## RECORDED DATA
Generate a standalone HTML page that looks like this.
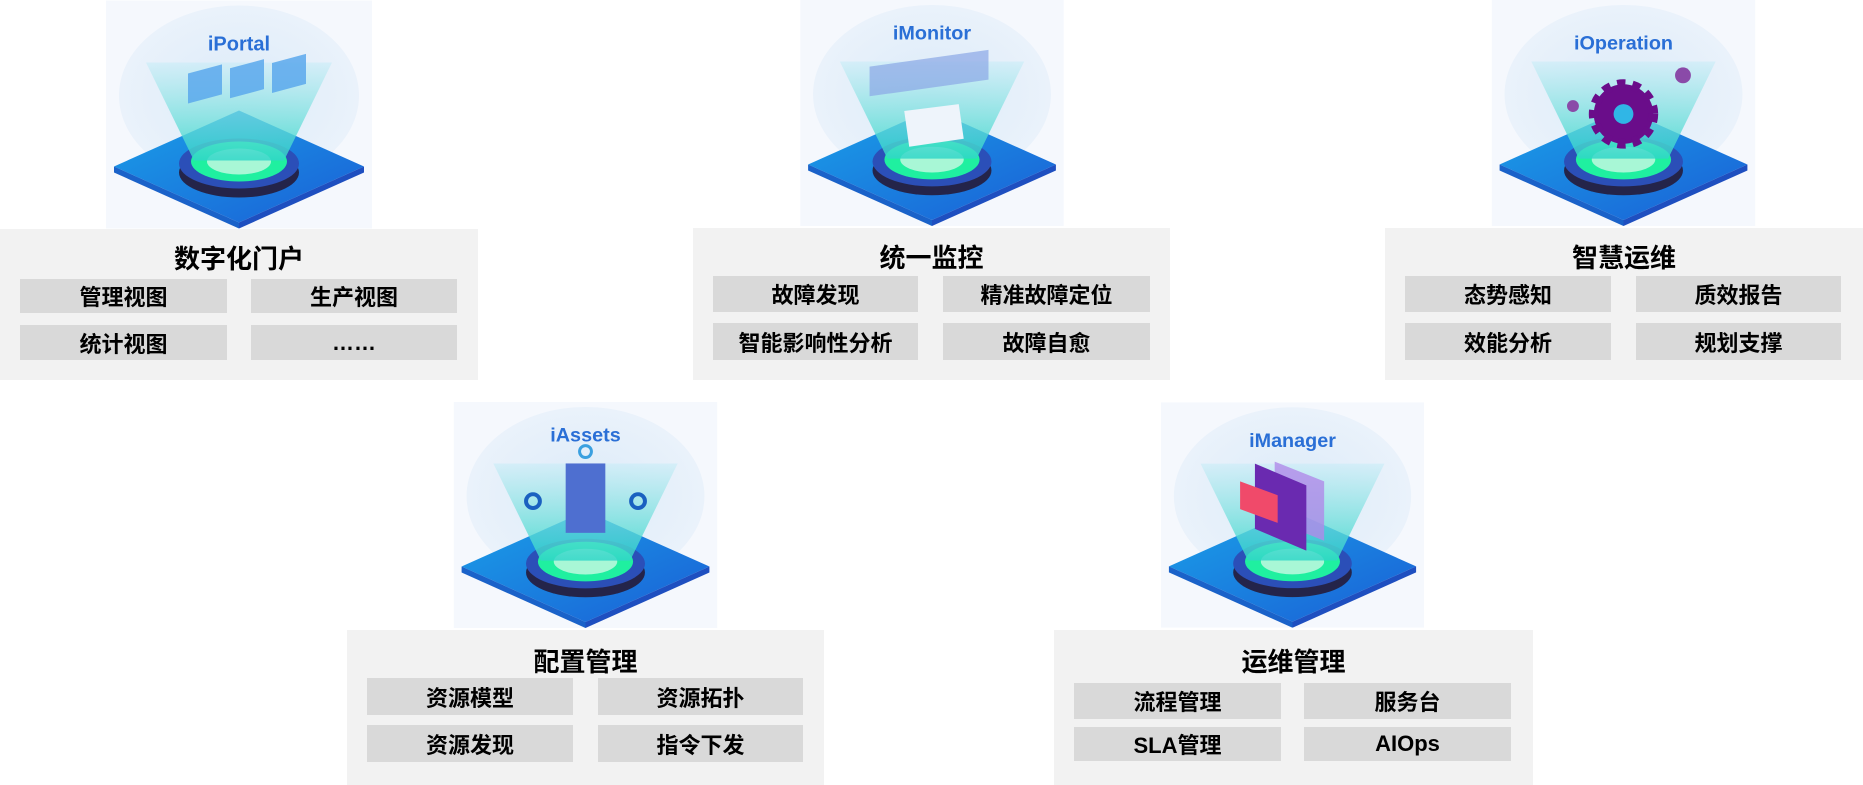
<!DOCTYPE html>
<html><head><meta charset="utf-8"><style>
body{margin:0;width:1863px;height:785px;background:#fff;position:relative;overflow:hidden;font-family:"Liberation Sans","Noto Sans CJK SC",sans-serif}
.box{position:absolute;background:#f2f2f2}
.t{position:absolute;left:0;right:0;text-align:center;font-weight:bold;font-size:26px;color:#000}
.it{position:absolute;background:#d9d9d9;text-align:center;font-weight:bold;font-size:22px;color:#000;display:flex;align-items:center;justify-content:center}
svg{position:absolute}
</style></head><body>
<svg width="0" height="0" style="position:absolute"><defs>
<radialGradient id="halo" cx="50%" cy="50%" r="50%"><stop offset="0" stop-color="#dcebf8"/><stop offset="1" stop-color="#eaf2fb"/></radialGradient>
<linearGradient id="beam" x1="0" y1="0" x2="0" y2="1"><stop offset="0" stop-color="#c9ecf7" stop-opacity=".6"/><stop offset="1" stop-color="#30d6c8" stop-opacity=".85"/></linearGradient>
<linearGradient id="plate" x1="0" y1="0" x2="1" y2="1"><stop offset="0" stop-color="#1aa0e8"/><stop offset="1" stop-color="#1a5fd6"/></linearGradient>
<symbol id="base" viewBox="0 0 266 228">
<rect width="266" height="228" fill="#f5f8fd"/>
<ellipse cx="133" cy="95" rx="120" ry="90" fill="url(#halo)"/>
<polygon points="8,166 133,110 258,166 133,222" fill="url(#plate)"/>
<polygon points="8,166 133,222 133,228 8,172" fill="#1a62c9"/>
<polygon points="258,166 133,222 133,228 258,172" fill="#1e4fc0"/>
<ellipse cx="133" cy="172" rx="60" ry="25" fill="#24244a"/>
<ellipse cx="133" cy="163" rx="60" ry="25" fill="#2b4fb8"/>
<ellipse cx="133" cy="161" rx="48" ry="20" fill="#1ff0a0"/>
<ellipse cx="133" cy="161" rx="32" ry="13" fill="#a8f7d6"/>
<polygon points="40,62 226,62 178,160 88,160" fill="url(#beam)"/>
</symbol>
</defs></svg>

<!-- iPortal -->
<svg style="left:106px;top:0" width="266" height="229" viewBox="0 0 266 228"><use href="#base"/>
<rect x="82" y="70" width="34" height="30" fill="#5aa8ec" opacity=".85" transform="skewY(-15) translate(0,25)"/>
<rect x="124" y="66" width="34" height="30" fill="#5aa8ec" opacity=".85" transform="skewY(-15) translate(0,35)"/>
<rect x="166" y="62" width="34" height="30" fill="#5aa8ec" opacity=".85" transform="skewY(-15) translate(0,45)"/>
<text x="133" y="50" text-anchor="middle" font-weight="bold" font-size="20" fill="#2a6fd6">iPortal</text></svg>
<div class="box" style="left:0;top:229px;width:478px;height:151px"><div class="t" style="top:10px">数字化门户</div>
<div class="it" style="left:20px;top:50px;width:207px;height:34px">管理视图</div>
<div class="it" style="left:251px;top:50px;width:206px;height:34px">生产视图</div>
<div class="it" style="left:20px;top:96px;width:207px;height:35px">统计视图</div>
<div class="it" style="left:251px;top:96px;width:206px;height:35px">……</div></div>

<!-- iMonitor -->
<svg style="left:800px;top:0" width="264" height="226" viewBox="0 0 266 228"><use href="#base"/>
<rect x="70" y="62" width="120" height="30" fill="#8aa7e6" opacity=".7" transform="skewY(-8) translate(0,15)"/>
<polygon points="105,112 160,105 165,140 110,148" fill="#eef4fb"/>
<text x="133" y="40" text-anchor="middle" font-weight="bold" font-size="20" fill="#2a6fd6">iMonitor</text></svg>
<div class="box" style="left:693px;top:228px;width:477px;height:152px"><div class="t" style="top:10px">统一监控</div>
<div class="it" style="left:20px;top:48px;width:205px;height:36px">故障发现</div>
<div class="it" style="left:250px;top:48px;width:207px;height:36px">精准故障定位</div>
<div class="it" style="left:20px;top:95px;width:205px;height:37px">智能影响性分析</div>
<div class="it" style="left:250px;top:95px;width:207px;height:37px">故障自愈</div></div>

<!-- iOperation -->
<svg style="left:1491px;top:0" width="265" height="226" viewBox="0 0 266 228"><use href="#base"/>
<circle cx="133" cy="115" r="30" fill="#6a0d8a" stroke="#6a0d8a" stroke-width="10" stroke-dasharray="8 7"/>
<circle cx="133" cy="115" r="10" fill="#30b6e6"/>
<circle cx="193" cy="76" r="8" fill="#8a4aa8"/><circle cx="82" cy="107" r="6" fill="#8a4aa8"/>
<text x="133" y="50" text-anchor="middle" font-weight="bold" font-size="20" fill="#2a6fd6">iOperation</text></svg>
<div class="box" style="left:1385px;top:228px;width:478px;height:152px"><div class="t" style="top:10px">智慧运维</div>
<div class="it" style="left:20px;top:48px;width:206px;height:36px">态势感知</div>
<div class="it" style="left:251px;top:48px;width:205px;height:36px">质效报告</div>
<div class="it" style="left:20px;top:95px;width:206px;height:37px">效能分析</div>
<div class="it" style="left:251px;top:95px;width:205px;height:37px">规划支撑</div></div>

<!-- iAssets -->
<svg style="left:453px;top:402px" width="265" height="226" viewBox="0 0 266 228"><use href="#base"/>
<rect x="113" y="62" width="40" height="70" fill="#4e6fd0"/>
<circle cx="133" cy="50" r="6" fill="none" stroke="#3aa0e0" stroke-width="3"/>
<circle cx="80" cy="100" r="7" fill="none" stroke="#1a60c0" stroke-width="4"/>
<circle cx="186" cy="100" r="7" fill="none" stroke="#1a60c0" stroke-width="4"/>
<text x="133" y="40" text-anchor="middle" font-weight="bold" font-size="20" fill="#2a6fd6">iAssets</text></svg>
<div class="box" style="left:347px;top:630px;width:477px;height:155px"><div class="t" style="top:12px">配置管理</div>
<div class="it" style="left:20px;top:48px;width:206px;height:37px">资源模型</div>
<div class="it" style="left:251px;top:48px;width:205px;height:37px">资源拓扑</div>
<div class="it" style="left:20px;top:95px;width:206px;height:37px">资源发现</div>
<div class="it" style="left:251px;top:95px;width:205px;height:37px">指令下发</div></div>

<!-- iManager -->
<svg style="left:1161px;top:402px" width="263" height="226" viewBox="0 0 266 228"><use href="#base"/>
<polygon points="115,60 165,80 165,140 115,120" fill="#b08ae8" opacity=".8"/>
<polygon points="95,62 147,84 147,150 95,128" fill="#6a2ab0"/>
<polygon points="80,80 118,94 118,122 80,108" fill="#f04a6a"/>
<text x="133" y="45" text-anchor="middle" font-weight="bold" font-size="20" fill="#2a6fd6">iManager</text></svg>
<div class="box" style="left:1054px;top:630px;width:479px;height:155px"><div class="t" style="top:12px">运维管理</div>
<div class="it" style="left:20px;top:53px;width:207px;height:36px">流程管理</div>
<div class="it" style="left:250px;top:53px;width:207px;height:36px">服务台</div>
<div class="it" style="left:20px;top:97px;width:207px;height:34px">SLA管理</div>
<div class="it" style="left:250px;top:97px;width:207px;height:34px">AIOps</div></div>
</body></html>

## SHORT EXERCISE
Skip the images and write out the rest of the listing exactly.

## RESPONSE TO THE EXERCISE
Generate a standalone HTML page that looks like this.
<!DOCTYPE html>
<html><head><meta charset="utf-8"><style>
body{margin:0;width:1863px;height:785px;background:#fff;position:relative;overflow:hidden;font-family:"Liberation Sans","Noto Sans CJK SC",sans-serif}
.box{position:absolute;background:#f2f2f2}
.t{position:absolute;left:0;right:0;text-align:center;font-weight:bold;font-size:26px;color:#000}
.it{position:absolute;background:#d9d9d9;text-align:center;font-weight:bold;font-size:22px;color:#000;display:flex;align-items:center;justify-content:center}
svg{position:absolute}
</style></head><body>
<svg width="0" height="0" style="position:absolute"><defs>
<radialGradient id="halo" cx="50%" cy="50%" r="50%"><stop offset="0" stop-color="#dcebf8"/><stop offset="1" stop-color="#eaf2fb"/></radialGradient>
<linearGradient id="beam" x1="0" y1="0" x2="0" y2="1"><stop offset="0" stop-color="#c9ecf7" stop-opacity=".6"/><stop offset="1" stop-color="#30d6c8" stop-opacity=".85"/></linearGradient>
<linearGradient id="plate" x1="0" y1="0" x2="1" y2="1"><stop offset="0" stop-color="#1aa0e8"/><stop offset="1" stop-color="#1a5fd6"/></linearGradient>
<symbol id="base" viewBox="0 0 266 228">
<rect width="266" height="228" fill="#f5f8fd"/>
<ellipse cx="133" cy="95" rx="120" ry="90" fill="url(#halo)"/>
<polygon points="8,166 133,110 258,166 133,222" fill="url(#plate)"/>
<polygon points="8,166 133,222 133,228 8,172" fill="#1a62c9"/>
<polygon points="258,166 133,222 133,228 258,172" fill="#1e4fc0"/>
<ellipse cx="133" cy="172" rx="60" ry="25" fill="#24244a"/>
<ellipse cx="133" cy="163" rx="60" ry="25" fill="#2b4fb8"/>
<ellipse cx="133" cy="161" rx="48" ry="20" fill="#1ff0a0"/>
<ellipse cx="133" cy="161" rx="32" ry="13" fill="#a8f7d6"/>
<polygon points="40,62 226,62 178,160 88,160" fill="url(#beam)"/>
</symbol>
</defs></svg>

<!-- iPortal -->
<svg style="left:106px;top:0" width="266" height="229" viewBox="0 0 266 228"><use href="#base"/>
<rect x="82" y="70" width="34" height="30" fill="#5aa8ec" opacity=".85" transform="skewY(-15) translate(0,25)"/>
<rect x="124" y="66" width="34" height="30" fill="#5aa8ec" opacity=".85" transform="skewY(-15) translate(0,35)"/>
<rect x="166" y="62" width="34" height="30" fill="#5aa8ec" opacity=".85" transform="skewY(-15) translate(0,45)"/>
<text x="133" y="50" text-anchor="middle" font-weight="bold" font-size="20" fill="#2a6fd6">iPortal</text></svg>
<div class="box" style="left:0;top:229px;width:478px;height:151px"><div class="t" style="top:10px">数字化门户</div>
<div class="it" style="left:20px;top:50px;width:207px;height:34px">管理视图</div>
<div class="it" style="left:251px;top:50px;width:206px;height:34px">生产视图</div>
<div class="it" style="left:20px;top:96px;width:207px;height:35px">统计视图</div>
<div class="it" style="left:251px;top:96px;width:206px;height:35px">……</div></div>

<!-- iMonitor -->
<svg style="left:800px;top:0" width="264" height="226" viewBox="0 0 266 228"><use href="#base"/>
<rect x="70" y="62" width="120" height="30" fill="#8aa7e6" opacity=".7" transform="skewY(-8) translate(0,15)"/>
<polygon points="105,112 160,105 165,140 110,148" fill="#eef4fb"/>
<text x="133" y="40" text-anchor="middle" font-weight="bold" font-size="20" fill="#2a6fd6">iMonitor</text></svg>
<div class="box" style="left:693px;top:228px;width:477px;height:152px"><div class="t" style="top:10px">统一监控</div>
<div class="it" style="left:20px;top:48px;width:205px;height:36px">故障发现</div>
<div class="it" style="left:250px;top:48px;width:207px;height:36px">精准故障定位</div>
<div class="it" style="left:20px;top:95px;width:205px;height:37px">智能影响性分析</div>
<div class="it" style="left:250px;top:95px;width:207px;height:37px">故障自愈</div></div>

<!-- iOperation -->
<svg style="left:1491px;top:0" width="265" height="226" viewBox="0 0 266 228"><use href="#base"/>
<circle cx="133" cy="115" r="30" fill="#6a0d8a" stroke="#6a0d8a" stroke-width="10" stroke-dasharray="8 7"/>
<circle cx="133" cy="115" r="10" fill="#30b6e6"/>
<circle cx="193" cy="76" r="8" fill="#8a4aa8"/><circle cx="82" cy="107" r="6" fill="#8a4aa8"/>
<text x="133" y="50" text-anchor="middle" font-weight="bold" font-size="20" fill="#2a6fd6">iOperation</text></svg>
<div class="box" style="left:1385px;top:228px;width:478px;height:152px"><div class="t" style="top:10px">智慧运维</div>
<div class="it" style="left:20px;top:48px;width:206px;height:36px">态势感知</div>
<div class="it" style="left:251px;top:48px;width:205px;height:36px">质效报告</div>
<div class="it" style="left:20px;top:95px;width:206px;height:37px">效能分析</div>
<div class="it" style="left:251px;top:95px;width:205px;height:37px">规划支撑</div></div>

<!-- iAssets -->
<svg style="left:453px;top:402px" width="265" height="226" viewBox="0 0 266 228"><use href="#base"/>
<rect x="113" y="62" width="40" height="70" fill="#4e6fd0"/>
<circle cx="133" cy="50" r="6" fill="none" stroke="#3aa0e0" stroke-width="3"/>
<circle cx="80" cy="100" r="7" fill="none" stroke="#1a60c0" stroke-width="4"/>
<circle cx="186" cy="100" r="7" fill="none" stroke="#1a60c0" stroke-width="4"/>
<text x="133" y="40" text-anchor="middle" font-weight="bold" font-size="20" fill="#2a6fd6">iAssets</text></svg>
<div class="box" style="left:347px;top:630px;width:477px;height:155px"><div class="t" style="top:12px">配置管理</div>
<div class="it" style="left:20px;top:48px;width:206px;height:37px">资源模型</div>
<div class="it" style="left:251px;top:48px;width:205px;height:37px">资源拓扑</div>
<div class="it" style="left:20px;top:95px;width:206px;height:37px">资源发现</div>
<div class="it" style="left:251px;top:95px;width:205px;height:37px">指令下发</div></div>

<!-- iManager -->
<svg style="left:1161px;top:402px" width="263" height="226" viewBox="0 0 266 228"><use href="#base"/>
<polygon points="115,60 165,80 165,140 115,120" fill="#b08ae8" opacity=".8"/>
<polygon points="95,62 147,84 147,150 95,128" fill="#6a2ab0"/>
<polygon points="80,80 118,94 118,122 80,108" fill="#f04a6a"/>
<text x="133" y="45" text-anchor="middle" font-weight="bold" font-size="20" fill="#2a6fd6">iManager</text></svg>
<div class="box" style="left:1054px;top:630px;width:479px;height:155px"><div class="t" style="top:12px">运维管理</div>
<div class="it" style="left:20px;top:53px;width:207px;height:36px">流程管理</div>
<div class="it" style="left:250px;top:53px;width:207px;height:36px">服务台</div>
<div class="it" style="left:20px;top:97px;width:207px;height:34px">SLA管理</div>
<div class="it" style="left:250px;top:97px;width:207px;height:34px">AIOps</div></div>
</body></html>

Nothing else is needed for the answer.